Further reading and listening
- Treasury Secretary Jenny Wilkinson’s opening statement to the Economics Legislation Committee notes that Treasury still expects ‘solid annual growth’ in the economy over the next two years. Wilkinson also said Treasury is monitoring the impact of recent natural disasters and currently estimates that the combined impact of bushfires in Victoria and flooding in Queensland could result in nearly $1 billion of lost economic activity, or around 0.1 per cent of real quarterly GDP.
- The AFR reports that the Australian Office of Financial Management, or Australia’s debt office, is in chaos.
- From last Friday, RBA Governor Bullock’s opening statement to the House Standing Committee on Economics. And the Hansard record of the meeting.
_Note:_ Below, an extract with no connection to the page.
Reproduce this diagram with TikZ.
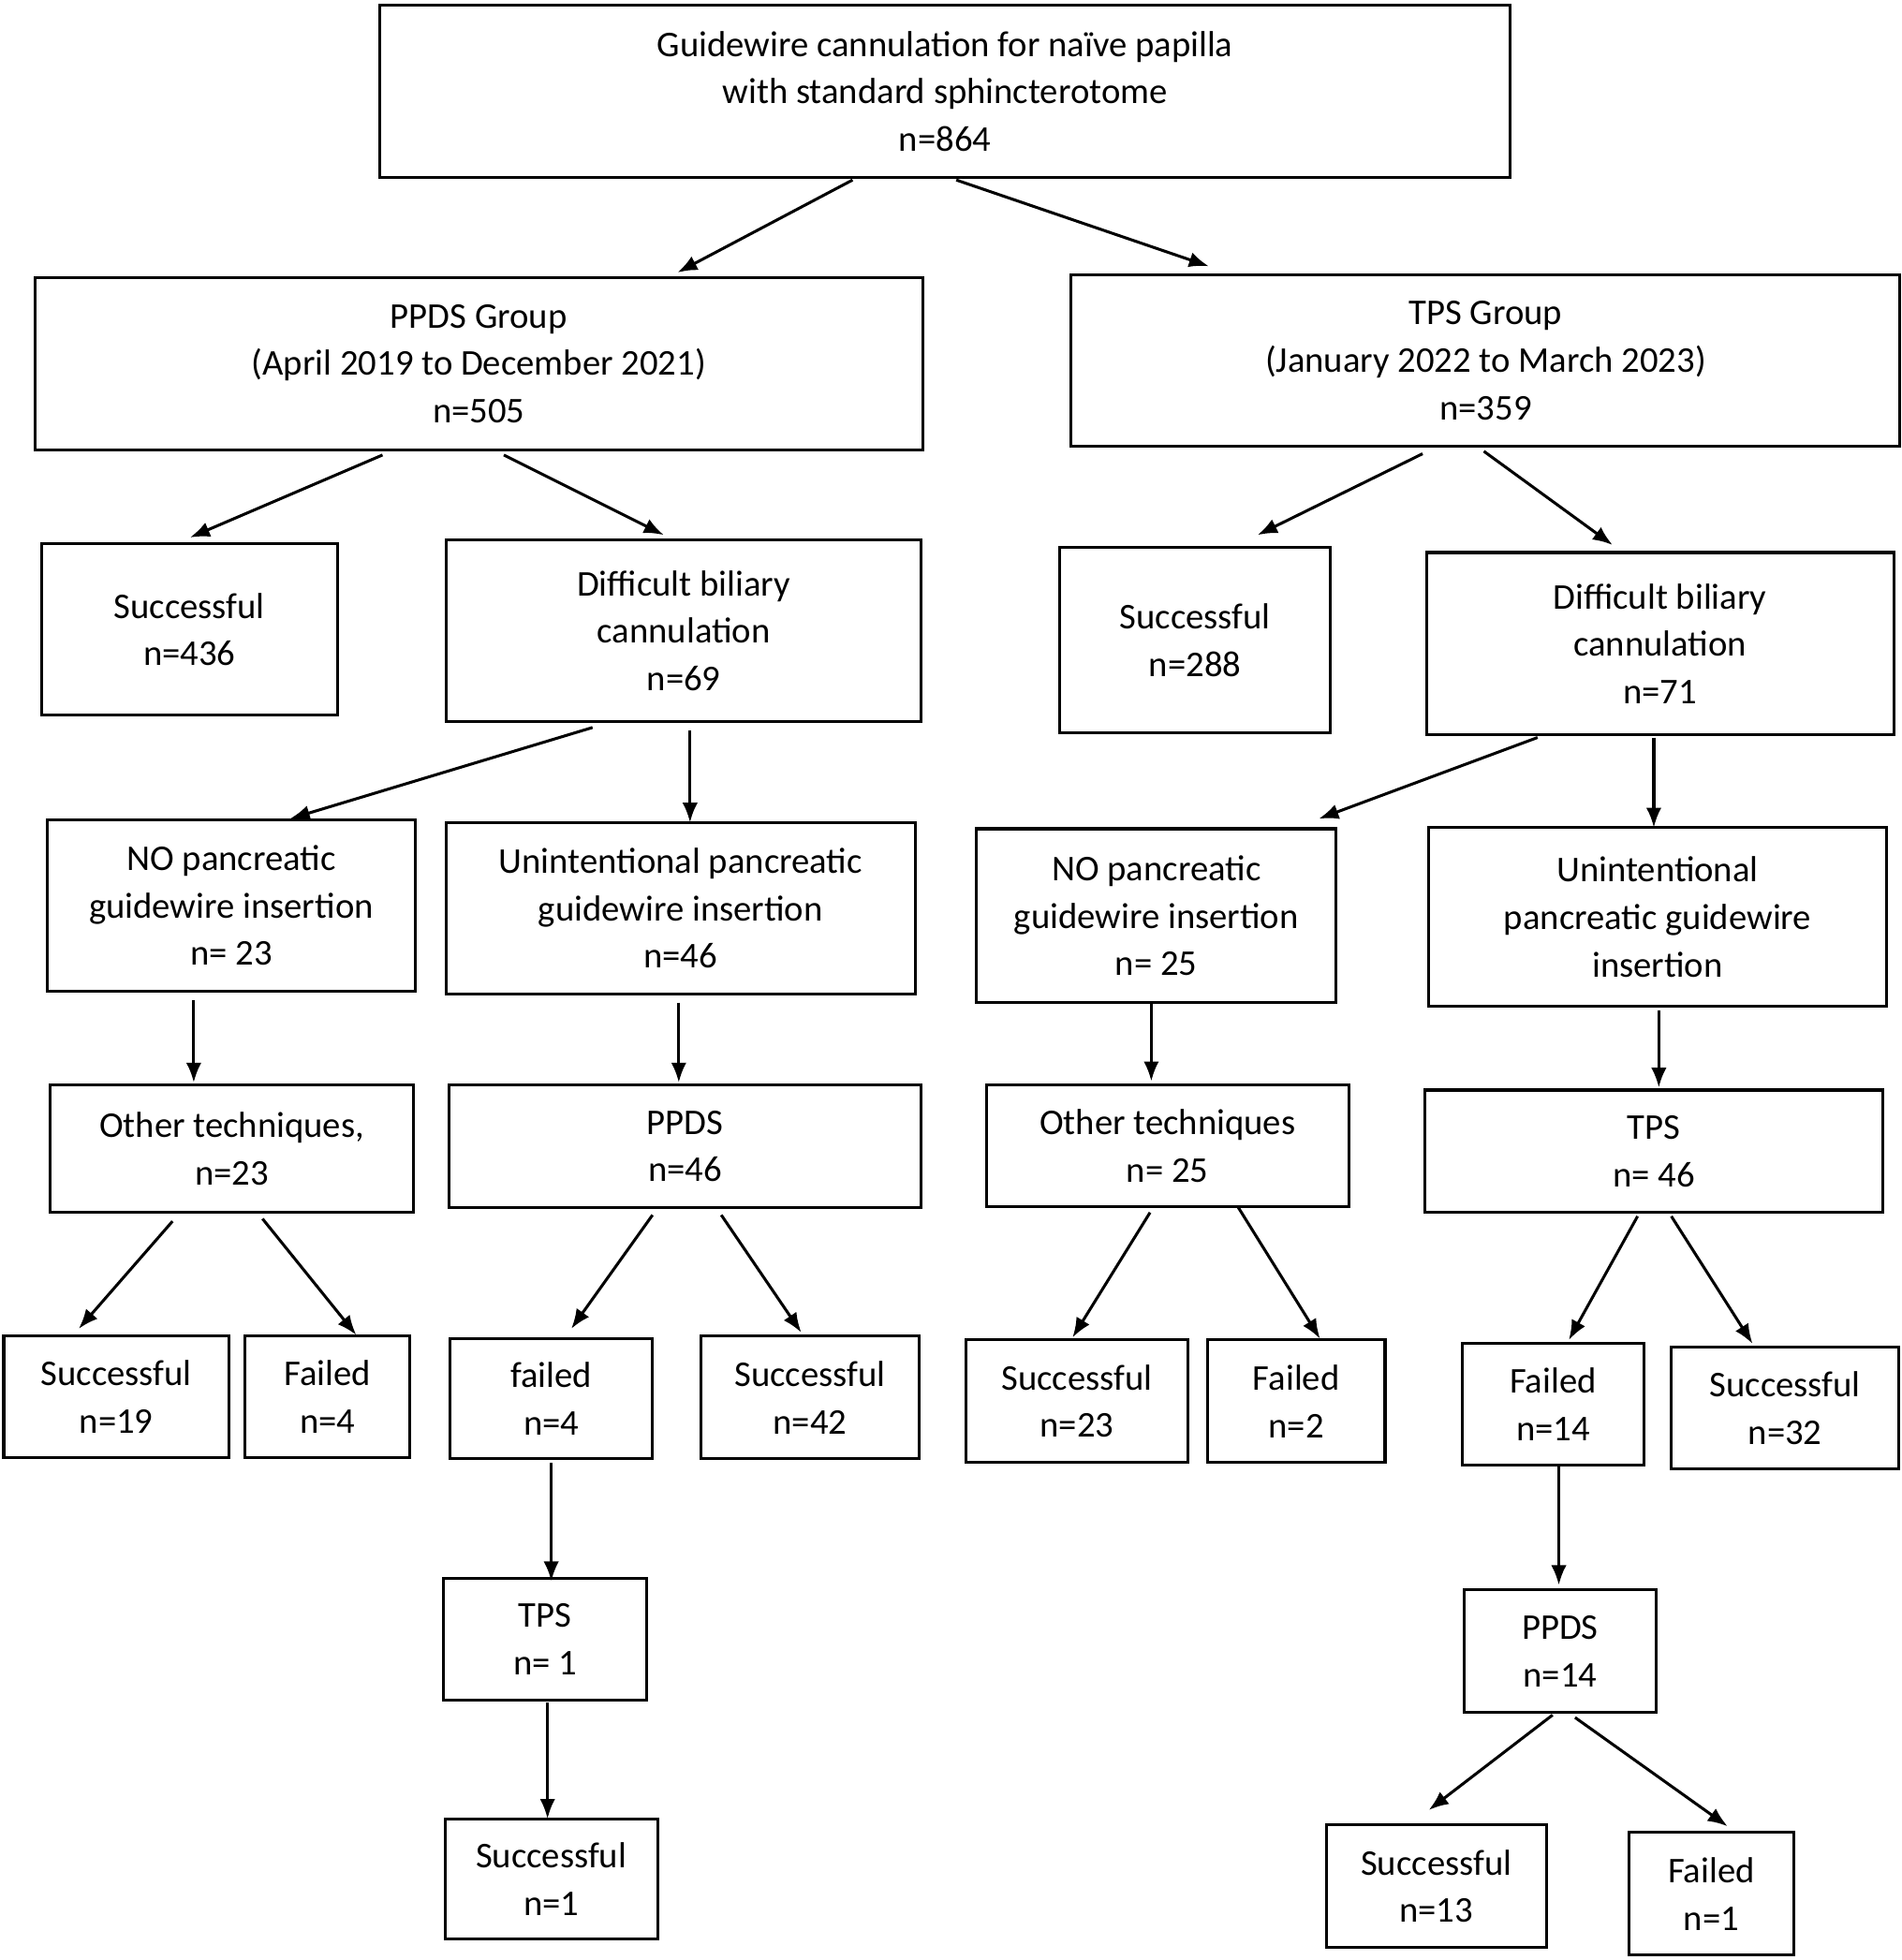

And from this week, video of a fireside chat with Deputy Governor Andrew Hauser (the discussion only starts a bit more than 20 minutes in).
- Relevant for the previous discussion, the e61 Institute’s Gianni La Cava analyses the cash flow channel of monetary policy in Australia and says it is weaker than many assume. That is because although changes in the cash rate do feed directly into changes in mortgage rates, the subsequent response of actual mortgage repayments to those changes in rates is much more muted. Some of that is down to inertia – households do not change actual repayments in line with required repayments – and some of it reflects the presence of large liquidity and prepayment buffers which allow households to smooth consumption over time.
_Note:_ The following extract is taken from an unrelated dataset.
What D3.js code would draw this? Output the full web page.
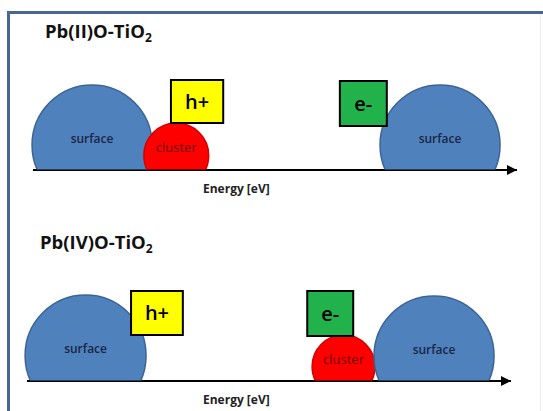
<!DOCTYPE html>
<html><head><meta charset="utf-8">
<script src="https://cdn.jsdelivr.net/npm/d3@7"></script>
<style>html,body{margin:0;padding:0;background:#fff;}svg{display:block;}</style>
</head><body>
<script>
// ---- data ----
const panelTitles = ["Pb(II)O-TiO", "Pb(IV)O-TiO"];
const axisLabel = "Energy [eV]";
// circles per panel: [label, kind, centerEnergy, radiusEnergy, topHeight]
const circlesTop = [
  ["surface", "surface", 12.2, 12.4, 85],
  ["cluster", "cluster", 29.6, 6.7, 47],
  ["surface", "surface", 84.1, 12.4, 85]
];
const circlesBottom = [
  ["surface", "surface", 12.1, 12.5, 86],
  ["cluster", "cluster", 65.4, 6.5, 46],
  ["surface", "surface", 84.1, 12.4, 85]
];
// carrier boxes: [label, energyStart, energyEnd, topHeight, bottomHeight]
const boxesTop = [
  ["h+", 28.5, 39.3, 90, 47],
  ["e-", 63.4, 73.1, 89, 44]
];
const boxesBottom = [
  ["h+", 21.5, 32.2, 90, 46],
  ["e-", 57.9, 67.4, 90, 45]
];

// ---- layout ----
const W = 543, H = 411;
const panels = [
  {title: panelTitles[0], circles: circlesTop, boxes: boxesTop, x0: 33, base: 170, titleX: 45, labelX: 203},
  {title: panelTitles[1], circles: circlesBottom, boxes: boxesBottom, x0: 27, base: 381, titleX: 40, labelX: 203}
];
const styles = {
  surface: {fill: "#4f81bd", stroke: "#3b6494", text: "#1a2646"},
  cluster: {fill: "#ff0000", stroke: "#d40000", text: "#6a0000"},
  "h+": {fill: "#ffff00"},
  "e-": {fill: "#22b24c"}
};
const font = "'Open Sans', Lato, sans-serif";

const svg = d3.select("body").append("svg").attr("width", W).attr("height", H);
svg.append("rect").attr("width", W).attr("height", H).attr("fill", "#fff");

// frame
svg.append("line").attr("x1", 8.5).attr("x2", 8.5).attr("y1", 11).attr("y2", H).attr("stroke", "#4a6599").attr("stroke-width", 3);
svg.append("line").attr("x1", 7).attr("x2", W).attr("y1", 12.5).attr("y2", 12.5).attr("stroke", "#4a6599").attr("stroke-width", 3);
svg.append("line").attr("x1", 540.5).attr("x2", 540.5).attr("y1", 14).attr("y2", H).attr("stroke", "#ececec").attr("stroke-width", 1);

svg.append("defs").append("marker")
  .attr("id", "arrow").attr("viewBox", "0 0 10 10").attr("refX", 10).attr("refY", 5)
  .attr("markerWidth", 5).attr("markerHeight", 5).attr("markerUnits", "strokeWidth").attr("orient", "auto")
  .append("path").attr("d", "M0,0 L10,5 L0,10 Z").attr("fill", "#000");

const x = d3.scaleLinear().domain([0, 100]).range([0, 484]);
const y = d3.scaleLinear().domain([0, 100]).range([0, -100]); // height above baseline

panels.forEach((p, i) => {
  const g = svg.append("g");
  const gx = g.append("g").attr("transform", `translate(${p.x0},${p.base})`);
  const clipId = "clip" + i;
  svg.select("defs").append("clipPath").attr("id", clipId)
    .append("rect").attr("x", p.x0 - 20).attr("y", 0).attr("width", 530).attr("height", p.base - 0.5);

  // title
  const t = g.append("text").attr("x", p.titleX).attr("y", p.base - 132)
    .attr("font-family", font).attr("font-weight", 700).attr("font-size", 18.5).attr("fill", "#111");
  t.append("tspan").text(p.title);
  t.append("tspan").attr("font-size", 12).attr("dy", 4).text("2");

  // circles
  const cg = g.append("g").attr("clip-path", `url(#${clipId})`);
  p.circles.forEach(c => {
    const [label, kind, ce, re, h] = c;
    const rpx = x(re);
    const cx = p.x0 + x(ce);
    const cy = p.base + y(h) + rpx;
    cg.append("circle").attr("cx", cx).attr("cy", cy).attr("r", rpx)
      .attr("fill", styles[kind].fill).attr("stroke", styles[kind].stroke).attr("stroke-width", 1.5);
  });
  p.circles.forEach(c => {
    const [label, kind, ce, re, h] = c;
    const cx = p.x0 + x(ce);
    const ty = kind === "cluster" ? p.base + y(h) + 29 : p.base + y(h) + 57.5;
    g.append("text").attr("x", cx).attr("y", ty).attr("text-anchor", "middle")
      .attr("font-family", font).attr("font-weight", kind === "cluster" ? 500 : 600)
      .attr("font-size", kind === "cluster" ? 13 : 12)
      .attr("fill", styles[kind].text).text(label);
  });

  // boxes
  p.boxes.forEach(b => {
    const [label, e0, e1, top, bot] = b;
    const bx = p.x0 + x(e0), bw = x(e1) - x(e0);
    const by = p.base + y(top), bh = y(bot) - y(top);
    g.append("rect").attr("x", bx).attr("y", by).attr("width", bw).attr("height", bh)
      .attr("fill", styles[label].fill).attr("stroke", "#000").attr("stroke-width", 2);
    g.append("text").attr("x", bx + bw / 2).attr("y", by + bh / 2 + 7).attr("text-anchor", "middle")
      .attr("font-family", font).attr("font-weight", 600).attr("font-size", 20).attr("fill", "#000").text(label);
  });

  // axis
  gx.append("line").attr("x1", x(0)).attr("x2", x(100)).attr("y1", 0).attr("y2", 0)
    .attr("stroke", "#000").attr("stroke-width", 2).attr("marker-end", "url(#arrow)");
  g.append("text").attr("x", p.labelX).attr("y", p.base + 23)
    .attr("font-family", font).attr("font-weight", 700).attr("font-size", 12).attr("fill", "#222").text(axisLabel);
});
</script>
</body></html>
- The Grattan Institute’s suggestions (in a submission) on how to bring down Australian electricity prices.
- Productivity Chair Danielle Wood’s speech explains how the PC seeks to influence policy.
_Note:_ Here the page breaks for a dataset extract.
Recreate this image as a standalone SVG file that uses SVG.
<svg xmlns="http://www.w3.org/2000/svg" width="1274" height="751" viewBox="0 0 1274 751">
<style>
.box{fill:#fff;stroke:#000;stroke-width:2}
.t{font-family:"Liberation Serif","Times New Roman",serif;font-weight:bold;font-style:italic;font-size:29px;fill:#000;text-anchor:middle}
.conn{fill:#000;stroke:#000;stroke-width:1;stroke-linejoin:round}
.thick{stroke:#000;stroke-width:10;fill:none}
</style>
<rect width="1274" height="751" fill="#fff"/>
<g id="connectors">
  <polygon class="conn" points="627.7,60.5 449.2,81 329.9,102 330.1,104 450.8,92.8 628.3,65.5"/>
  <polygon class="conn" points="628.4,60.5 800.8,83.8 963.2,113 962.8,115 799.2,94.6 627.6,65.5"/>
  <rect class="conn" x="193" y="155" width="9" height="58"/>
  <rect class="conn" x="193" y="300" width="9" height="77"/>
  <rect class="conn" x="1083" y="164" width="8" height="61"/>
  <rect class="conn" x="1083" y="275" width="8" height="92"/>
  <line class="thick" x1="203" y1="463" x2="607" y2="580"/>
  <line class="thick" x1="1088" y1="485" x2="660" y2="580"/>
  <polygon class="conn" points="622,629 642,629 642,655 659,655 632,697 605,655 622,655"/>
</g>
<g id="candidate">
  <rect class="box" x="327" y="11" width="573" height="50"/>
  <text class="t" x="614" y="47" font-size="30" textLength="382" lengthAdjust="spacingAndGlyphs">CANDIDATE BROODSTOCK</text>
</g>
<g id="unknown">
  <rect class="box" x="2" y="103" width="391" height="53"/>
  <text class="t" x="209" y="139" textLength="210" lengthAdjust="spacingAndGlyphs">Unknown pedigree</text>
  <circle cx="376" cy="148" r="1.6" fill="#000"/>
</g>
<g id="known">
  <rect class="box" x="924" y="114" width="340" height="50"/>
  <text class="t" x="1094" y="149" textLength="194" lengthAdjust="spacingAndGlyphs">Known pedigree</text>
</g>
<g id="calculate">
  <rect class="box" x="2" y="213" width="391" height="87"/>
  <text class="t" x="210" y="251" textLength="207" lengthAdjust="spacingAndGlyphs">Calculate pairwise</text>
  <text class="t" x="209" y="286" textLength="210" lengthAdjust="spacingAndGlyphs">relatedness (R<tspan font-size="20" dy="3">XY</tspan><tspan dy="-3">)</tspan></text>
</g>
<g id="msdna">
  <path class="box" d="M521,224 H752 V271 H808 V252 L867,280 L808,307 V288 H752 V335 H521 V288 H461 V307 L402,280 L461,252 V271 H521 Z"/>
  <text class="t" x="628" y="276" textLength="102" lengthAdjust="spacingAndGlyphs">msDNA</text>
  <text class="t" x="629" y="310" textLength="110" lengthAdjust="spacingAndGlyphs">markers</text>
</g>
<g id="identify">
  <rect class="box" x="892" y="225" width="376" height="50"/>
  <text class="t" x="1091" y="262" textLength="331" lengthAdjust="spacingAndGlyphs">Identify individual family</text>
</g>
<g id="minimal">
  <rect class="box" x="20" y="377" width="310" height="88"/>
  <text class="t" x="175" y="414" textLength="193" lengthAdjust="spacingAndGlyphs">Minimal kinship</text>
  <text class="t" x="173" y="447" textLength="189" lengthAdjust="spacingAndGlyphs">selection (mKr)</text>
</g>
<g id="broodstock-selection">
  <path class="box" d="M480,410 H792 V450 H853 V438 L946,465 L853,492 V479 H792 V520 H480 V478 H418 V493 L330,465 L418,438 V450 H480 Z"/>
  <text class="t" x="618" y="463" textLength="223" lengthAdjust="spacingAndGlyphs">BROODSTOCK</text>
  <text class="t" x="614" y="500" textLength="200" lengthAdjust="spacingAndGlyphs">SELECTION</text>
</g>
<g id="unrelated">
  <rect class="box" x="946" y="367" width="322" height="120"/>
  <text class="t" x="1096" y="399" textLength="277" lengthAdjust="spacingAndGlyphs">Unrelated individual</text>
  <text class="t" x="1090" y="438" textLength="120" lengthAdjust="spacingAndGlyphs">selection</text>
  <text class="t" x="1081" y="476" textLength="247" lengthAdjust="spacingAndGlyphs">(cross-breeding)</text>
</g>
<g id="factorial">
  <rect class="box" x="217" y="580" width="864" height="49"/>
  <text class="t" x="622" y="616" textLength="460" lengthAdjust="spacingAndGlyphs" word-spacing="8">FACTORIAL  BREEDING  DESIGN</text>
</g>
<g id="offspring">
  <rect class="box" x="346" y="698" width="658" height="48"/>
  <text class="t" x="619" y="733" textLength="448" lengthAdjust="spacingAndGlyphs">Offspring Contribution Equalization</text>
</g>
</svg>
- In the AFR, Stephen Grenville offers a cautiously positive take on the prospect of Kevin Warsh as Fed Chair.
- A couple of interesting papers from Global Trade Alert. One looks at how companies are seeking to build ‘geopolitical muscle’ and the other reviews updated measures of state economic intervention.
- Mapping the transition channels from China shocks to the global economy.
- How will ‘involution’ in China end?
- On pricing cascades and inflation in a networked economy.
- From the NY Fed, an anatomy (not autopsy) of the Phillips curve.
- The WSJ compares the AI investment boom currently underway in the United States with previous capital splurges. It estimates that at a projected 2.1 per cent of GDP this year, it would be bigger than the Apollo space program (0.2 per cent), the build-out of the US interstate highway system (0.4 per cent), and the 1850s railroad boom (2.1 per cent). But not yet up there with the Louisiana purchase (three per cent).
- Related, Greg Ip with a thought-provoking piece on the changing position of capital and labour.
- Also from the WSJ, a profile of Amanda Askell, resident philosopher at Anthropic.
- This OECD working paper seeks to track trends in AI incidents and hazards, as reported by the media.
- Snobby about Excel: Dan Davies on AI and the end user effect.
- The latest edition of the Journal of Economic Perspectives includes symposia on fertility rates and on labour market competition.
- The Economist magazine reckons hedging your portfolio looks tricky.
- Also from the Economist, the Schumpeter column on how Jeffrey Epstein’s ghost is haunting the grand old men of capitalism.
- The FT magazine on the ideas of Michael Sandel.
- Daniel Waldenstrom makes the positive case for inherited wealth.
- Nouriel Roubini warns of the coming crypto apocalypse.
- What can we learn from the nineteenth century urbanisation experience?
- The IMF talks to Johan Norberg about what makes and breaks Golden Eras.
- The Odd Lots podcast on the crypto winter and other asset price shifts.
- The ChinaTalk podcast has a long conversation with grand strategist Edward Luttwak on military revolutions that also weaves in his life story and some of his favourite reading.